The twin-turbocharged sports car crossed the quarter-mile in a mere 8.835 seconds.
With 490 horsepower at its disposal and a claimed 0 to 60 mph time of around three seconds, the $64,500 Corvette C8 is one of the cheapest ways to experience supercar performance. It's a seriously impressive machine - even Christian von Koenigsegg is bowled by GM's sports car.
But what if you want more from your mid-engined rocket? Well, you should look to Late Model Racecraft for inspiration, a tuning company that possesses the world's quickest Corvette C8. With owner Steven Fereday at the helm, the Corvette blitzed the quarter mile in 8.957 seconds, at a speed of 159.80 mph.
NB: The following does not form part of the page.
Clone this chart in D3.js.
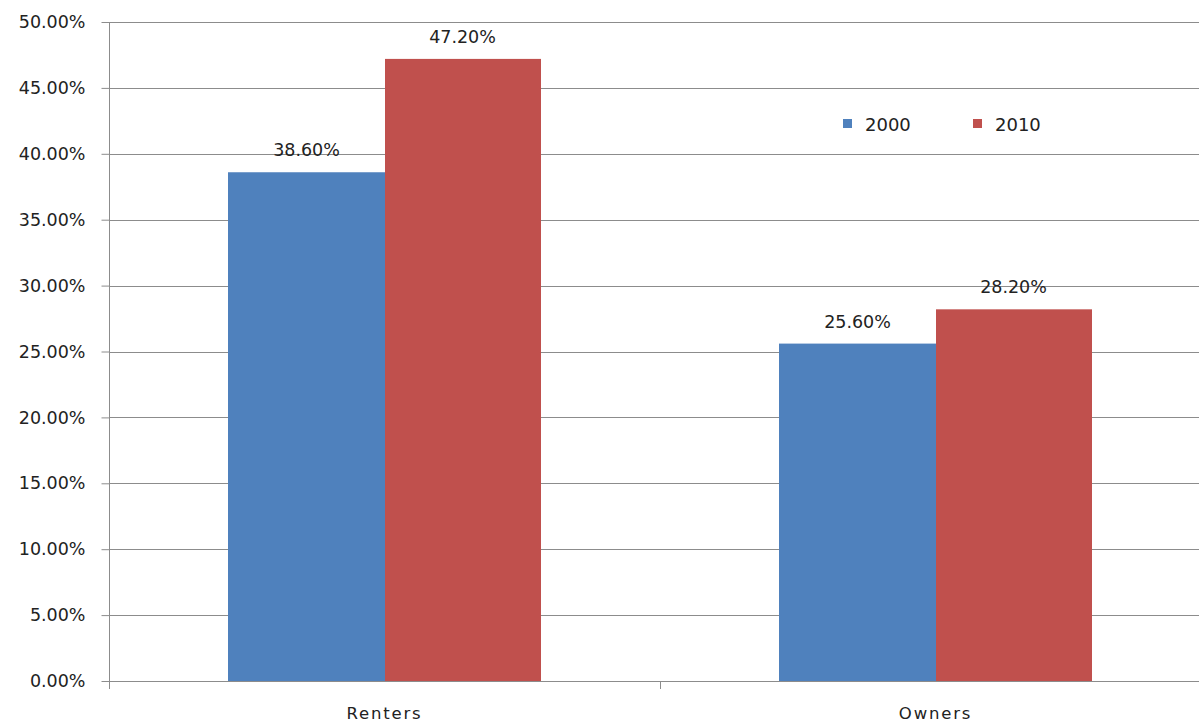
<!DOCTYPE html>
<html><head><meta charset="utf-8">
<script src="https://cdn.jsdelivr.net/npm/d3@7"></script>
<style>
html,body{margin:0;padding:0;background:#fff;}
svg{display:block;}
text{font-family:"DejaVu Sans",Verdana,sans-serif;fill:#222;}
</style></head>
<body>
<svg id="chart" width="1199" height="724"></svg>
<script>
const categories = ["Renters", "Owners"];
const seriesNames = ["2000", "2010"];
const values2000 = [38.6, 25.6];
const values2010 = [47.2, 28.2];
const yTicks = [0, 5, 10, 15, 20, 25, 30, 35, 40, 45, 50];
const colors = ["#4F81BD", "#C0504D"];

const svg = d3.select("#chart");
const plotLeft = 109, plotRight = 1211, plotTop = 22, plotBottom = 681;
const FONT = "DejaVu Sans, Verdana, sans-serif";

const x = d3.scaleBand().domain(categories).range([plotLeft, plotRight]).padding(0);
const inner = d3.scaleBand().domain(seriesNames).range([0, x.bandwidth()]).paddingInner(0).paddingOuter(0.766);
const y = d3.scaleLinear().domain([0, 50]).range([plotBottom, plotTop]);

// gridlines
svg.append("g").selectAll("line").data(yTicks.filter(d => d > 0)).join("line")
  .attr("x1", plotLeft).attr("x2", 1199)
  .attr("y1", d => Math.round(y(d)) + 0.5).attr("y2", d => Math.round(y(d)) + 0.5)
  .attr("stroke", "#8c8c8c").attr("stroke-width", 1.2);

// y axis
const yAxis = svg.append("g").attr("transform", `translate(${plotLeft + 0.5},0)`)
  .call(d3.axisLeft(y).tickValues(yTicks).tickSize(8).tickPadding(16).tickFormat(d => d.toFixed(2) + "%"));
yAxis.select(".domain").attr("stroke", "#8c8c8c").attr("d", `M0,${plotTop}V${plotBottom + 8}`);
yAxis.selectAll(".tick line").attr("stroke", "#8c8c8c");
yAxis.selectAll(".tick text").attr("font-size", 17.5).attr("fill", "#222").attr("font-family", FONT);

// bars
const series = [values2000, values2010];
seriesNames.forEach((s, si) => {
  svg.append("g").selectAll("rect").data(categories).join("rect")
    .attr("x", (c) => Math.round(x(c) + inner(s)))
    .attr("width", Math.round(inner.bandwidth()) + (si === 0 ? 1 : 0))
    .attr("y", (c, i) => y(series[si][i]))
    .attr("height", (c, i) => y(0) - y(series[si][i]))
    .attr("fill", colors[si]);
  svg.append("g").selectAll("text").data(categories).join("text")
    .attr("x", (c) => x(c) + inner(s) + inner.bandwidth() / 2)
    .attr("y", (c, i) => y(series[si][i]) - 16)
    .attr("text-anchor", "middle").attr("font-size", 17.5)
    .text((c, i) => series[si][i].toFixed(2) + "%");
});

// x axis
const xAxis = svg.append("g").attr("transform", `translate(0,${plotBottom + 0.5})`)
  .call(d3.axisBottom(x).tickSize(0).tickPadding(26));
xAxis.select(".domain").attr("stroke", "#8c8c8c").attr("d", `M${plotLeft},0H1199`);
xAxis.selectAll(".tick text").attr("font-size", 16.5).attr("fill", "#222").attr("letter-spacing", "1.8px")
  .attr("font-family", FONT);
// category separators
svg.append("g").selectAll("line").data(categories.slice(1)).join("line")
  .attr("x1", c => Math.round(x(c)) + 0.5).attr("x2", c => Math.round(x(c)) + 0.5)
  .attr("y1", plotBottom).attr("y2", plotBottom + 8)
  .attr("stroke", "#8c8c8c");

// legend
const legend = svg.append("g");
const legendX = [843, 973];
seriesNames.forEach((s, i) => {
  legend.append("rect").attr("x", legendX[i]).attr("y", 119).attr("width", 9).attr("height", 9).attr("fill", colors[i]);
  legend.append("text").attr("x", legendX[i] + 22).attr("y", 131).attr("font-size", 18).text(s);
});
</script>
</body></html>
The previous record was held by FuelTech's Corvette C8, which achieved a quarter-mile time of 8.973 seconds at 160.9 mph. But not long after that, Fereday broke his record. Lined up on Houston Raceway Park's strip, the front wheel-popping Chevy hurtled itself towards the quarter mile in a neck-snapping 8.835 seconds at 160.19 mph.
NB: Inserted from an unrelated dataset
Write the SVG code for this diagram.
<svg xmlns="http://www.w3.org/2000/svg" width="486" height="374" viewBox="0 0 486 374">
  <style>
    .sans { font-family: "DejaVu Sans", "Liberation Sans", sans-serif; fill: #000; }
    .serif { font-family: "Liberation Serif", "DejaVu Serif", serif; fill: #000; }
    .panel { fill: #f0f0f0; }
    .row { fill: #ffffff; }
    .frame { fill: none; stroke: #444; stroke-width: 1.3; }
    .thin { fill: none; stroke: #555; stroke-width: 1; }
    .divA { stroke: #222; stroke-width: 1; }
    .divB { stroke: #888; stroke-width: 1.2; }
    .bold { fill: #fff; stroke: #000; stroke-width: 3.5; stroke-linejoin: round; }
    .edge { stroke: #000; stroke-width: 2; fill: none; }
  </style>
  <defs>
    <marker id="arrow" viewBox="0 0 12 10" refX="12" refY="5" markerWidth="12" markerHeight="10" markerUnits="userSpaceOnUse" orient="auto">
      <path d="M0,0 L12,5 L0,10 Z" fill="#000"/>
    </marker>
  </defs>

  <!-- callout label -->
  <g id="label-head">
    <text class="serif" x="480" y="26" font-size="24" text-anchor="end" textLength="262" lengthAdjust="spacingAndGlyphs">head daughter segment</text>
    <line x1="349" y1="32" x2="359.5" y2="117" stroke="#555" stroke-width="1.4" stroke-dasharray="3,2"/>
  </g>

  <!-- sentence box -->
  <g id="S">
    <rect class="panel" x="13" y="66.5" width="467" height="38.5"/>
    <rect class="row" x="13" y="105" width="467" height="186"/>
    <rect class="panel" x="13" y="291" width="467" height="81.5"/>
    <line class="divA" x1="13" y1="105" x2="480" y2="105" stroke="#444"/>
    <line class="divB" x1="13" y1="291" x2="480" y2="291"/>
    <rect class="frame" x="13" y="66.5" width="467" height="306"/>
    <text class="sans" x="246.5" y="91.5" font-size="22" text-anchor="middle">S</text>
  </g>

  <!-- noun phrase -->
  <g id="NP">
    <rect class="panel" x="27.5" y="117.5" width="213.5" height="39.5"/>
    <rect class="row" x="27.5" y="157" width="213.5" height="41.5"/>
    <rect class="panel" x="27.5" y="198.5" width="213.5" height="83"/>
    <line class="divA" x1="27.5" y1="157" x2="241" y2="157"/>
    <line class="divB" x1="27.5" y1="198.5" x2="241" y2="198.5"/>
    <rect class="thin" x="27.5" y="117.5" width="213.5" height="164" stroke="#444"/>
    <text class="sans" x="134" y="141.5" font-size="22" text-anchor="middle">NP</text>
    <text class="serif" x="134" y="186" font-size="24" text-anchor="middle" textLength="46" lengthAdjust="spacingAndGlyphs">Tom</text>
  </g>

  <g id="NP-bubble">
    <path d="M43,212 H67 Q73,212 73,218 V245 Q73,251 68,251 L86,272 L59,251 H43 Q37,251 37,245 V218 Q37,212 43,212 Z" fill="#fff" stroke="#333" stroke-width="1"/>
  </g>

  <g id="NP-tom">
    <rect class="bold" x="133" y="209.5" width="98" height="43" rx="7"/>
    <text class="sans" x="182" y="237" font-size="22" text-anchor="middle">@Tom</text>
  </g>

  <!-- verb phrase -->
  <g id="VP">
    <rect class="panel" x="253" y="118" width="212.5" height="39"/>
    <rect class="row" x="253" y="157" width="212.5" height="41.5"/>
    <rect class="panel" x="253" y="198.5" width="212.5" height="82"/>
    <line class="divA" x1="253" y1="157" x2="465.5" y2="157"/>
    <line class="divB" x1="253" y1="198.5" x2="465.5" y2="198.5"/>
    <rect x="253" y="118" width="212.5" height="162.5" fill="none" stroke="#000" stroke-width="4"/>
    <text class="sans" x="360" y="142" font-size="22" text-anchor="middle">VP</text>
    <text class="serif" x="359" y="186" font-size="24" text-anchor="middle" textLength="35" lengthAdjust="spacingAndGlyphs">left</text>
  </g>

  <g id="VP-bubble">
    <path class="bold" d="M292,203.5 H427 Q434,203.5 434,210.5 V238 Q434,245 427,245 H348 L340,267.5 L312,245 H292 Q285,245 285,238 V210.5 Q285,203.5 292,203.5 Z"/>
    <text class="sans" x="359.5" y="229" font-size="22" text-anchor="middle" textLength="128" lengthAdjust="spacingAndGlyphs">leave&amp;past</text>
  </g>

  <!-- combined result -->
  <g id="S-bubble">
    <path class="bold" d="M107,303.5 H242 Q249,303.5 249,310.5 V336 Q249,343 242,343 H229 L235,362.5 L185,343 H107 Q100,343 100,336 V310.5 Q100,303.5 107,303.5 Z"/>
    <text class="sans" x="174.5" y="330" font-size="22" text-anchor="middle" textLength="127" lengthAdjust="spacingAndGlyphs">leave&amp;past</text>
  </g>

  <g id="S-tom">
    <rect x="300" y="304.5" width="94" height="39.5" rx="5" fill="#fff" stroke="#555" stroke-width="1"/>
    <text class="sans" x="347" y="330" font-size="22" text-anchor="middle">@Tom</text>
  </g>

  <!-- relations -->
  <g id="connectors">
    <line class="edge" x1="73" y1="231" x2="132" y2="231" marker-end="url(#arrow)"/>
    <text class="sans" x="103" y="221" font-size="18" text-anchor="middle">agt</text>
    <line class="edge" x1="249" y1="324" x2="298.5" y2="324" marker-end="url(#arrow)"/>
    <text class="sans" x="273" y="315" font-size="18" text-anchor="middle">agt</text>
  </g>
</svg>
As you may have guessed, this isn't your average Corvette C8 Stingray. Thanks to a custom tuning package, twin turbochargers, and several other modifications. Fereday notes the extensive changes forced him to utilize a standalone fuel cell, housed at the front, along with a second set of injectors on the intake manifold.
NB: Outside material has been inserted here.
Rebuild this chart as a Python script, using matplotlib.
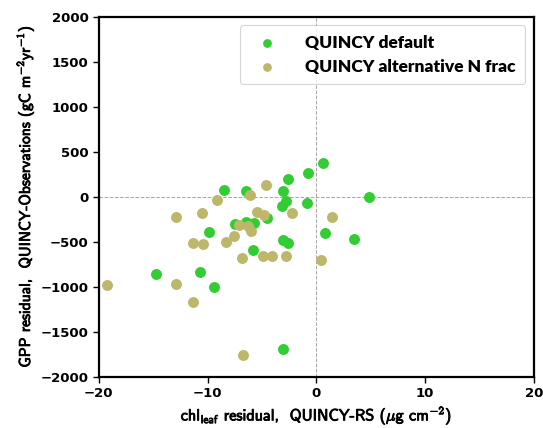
import matplotlib
matplotlib.use("Agg")
import matplotlib.pyplot as plt
import matplotlib.patheffects as pe
import numpy as np

# chl_leaf residual (x) vs GPP residual (y)
default_x = [0.61, -0.75, -2.64, -8.5, -6.46, -3.02, 4.88, -2.82, -0.87, -3.18,
             -4.53, -7.51, -6.44, -5.77, -9.88, 0.82, 3.43, -3.1, -2.64, -5.8,
             -14.7, -10.65, -9.42, -3.03]
default_y = [378, 263, 193, 69, 67, 67, -7, -51, -70, -109,
             -242, -306, -277, -289, -396, -400, -473, -481, -514, -590,
             -859, -833, -1000, -1692]

altn_x = [-4.66, -6.1, -9.12, -12.9, -10.55, -5.45, -4.79, -2.2, 1.47, -7.15,
          -6.28, -6.0, -7.57, -11.33, -10.41, -8.31, -6.8, -4.93, -4.04, -2.78,
          0.39, -19.26, -12.9, -11.3, -6.73]
altn_y = [128, 19, -37, -222, -184, -166, -203, -187, -222, -318,
          -328, -381, -437, -517, -522, -503, -684, -659, -659, -659,
          -703, -984, -967, -1170, -1762]

xticks = [-20, -10, 0, 10, 20]
yticks = [-2000, -1500, -1000, -500, 0, 500, 1000, 1500, 2000]

plt.rcParams['mathtext.fontset'] = 'cm'
plt.rcParams['axes.unicode_minus'] = True

fig = plt.figure(figsize=(5.43, 4.28), dpi=100)
ax = fig.add_axes([0.182, 0.12, 0.801, 0.841])

ax.axhline(0, color='grey', linestyle='--', linewidth=0.7, alpha=0.7, zorder=1)
ax.axvline(0, color='grey', linestyle='--', linewidth=0.7, alpha=0.7, zorder=1)

ax.scatter(default_x, default_y, s=62, color='limegreen', linewidths=0,
           label='QUINCY default', zorder=3)
ax.scatter(altn_x, altn_y, s=62, color='darkkhaki', linewidths=0,
           label='QUINCY alternative N frac', zorder=3)

ax.set_xlim(-20, 20)
ax.set_ylim(-2000, 2000)
ax.set_xticks(xticks)
ax.set_yticks(yticks)

for sp in ax.spines.values():
    sp.set_linewidth(1.6)
ax.tick_params(width=1.0, length=4)
for lab in ax.get_xticklabels() + ax.get_yticklabels():
    lab.set_fontfamily('DejaVu Sans')
    lab.set_fontweight('bold')
    lab.set_fontsize(9.5)

bold = [pe.withStroke(linewidth=0.6, foreground='black')]
xl = ax.set_xlabel(r'chl$_\mathsf{leaf}$ residual,  QUINCY-RS ($\mu$g cm$^{-2}$)',
                   fontfamily='cmss10', fontsize=11.6, labelpad=3)
yl = ax.set_ylabel(r'GPP residual,  QUINCY-Observations (gC m$^{-2}$yr$^{-1}$)',
                   fontfamily='cmss10', fontsize=11.2, labelpad=3)
xl.set_path_effects(bold)
yl.set_path_effects(bold)

leg = ax.legend(loc='upper right', markerscale=0.8, handletextpad=1.2,
                borderpad=0.55, labelspacing=0.45, handlelength=2.0,
                prop={'family': 'Lato', 'weight': 'heavy', 'size': 12.5})
leg.get_frame().set_linewidth(0.8)

fig.savefig('out.png', dpi=100)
He admits tuning the LT2 engine came with some challenges. "It is very similar to the LT1 when it comes to the pistons. [They] are not boost-friendly. They can handle [between] eight and 10 pounds of boost, but anything over that, the pistons are not strong enough to hold the boost."
The solution was to fit the Stingray with forged pistons and rods. Other revisions include upgraded CV axles and a specialist clutch for the transmission. Remarkably, this drag strip-destroying Corvette is used for daily driving activities, with Fereday noting it is, essentially, a test bed for a future Corvette upgrade package.
For everyday driving, the Corvette wears 20-inch wheels. But, come the weekend, the road-going items are replaced with 18-inch wheels with drag radials. As seen on the record-breaking run, Fereday's Chevy also has specially designed 15-inch wheels that provide the grip needed for sub-nine-second runs.
If only the Corvette was built as quickly as it can accelerate. The Corvette is no stranger to delays, and GM has recently stopped production due to a parts shortage. Currently, the Bowling Green facility is sitting idle as C8 orders continue to pile up and waiting owners grow increasingly frustrated.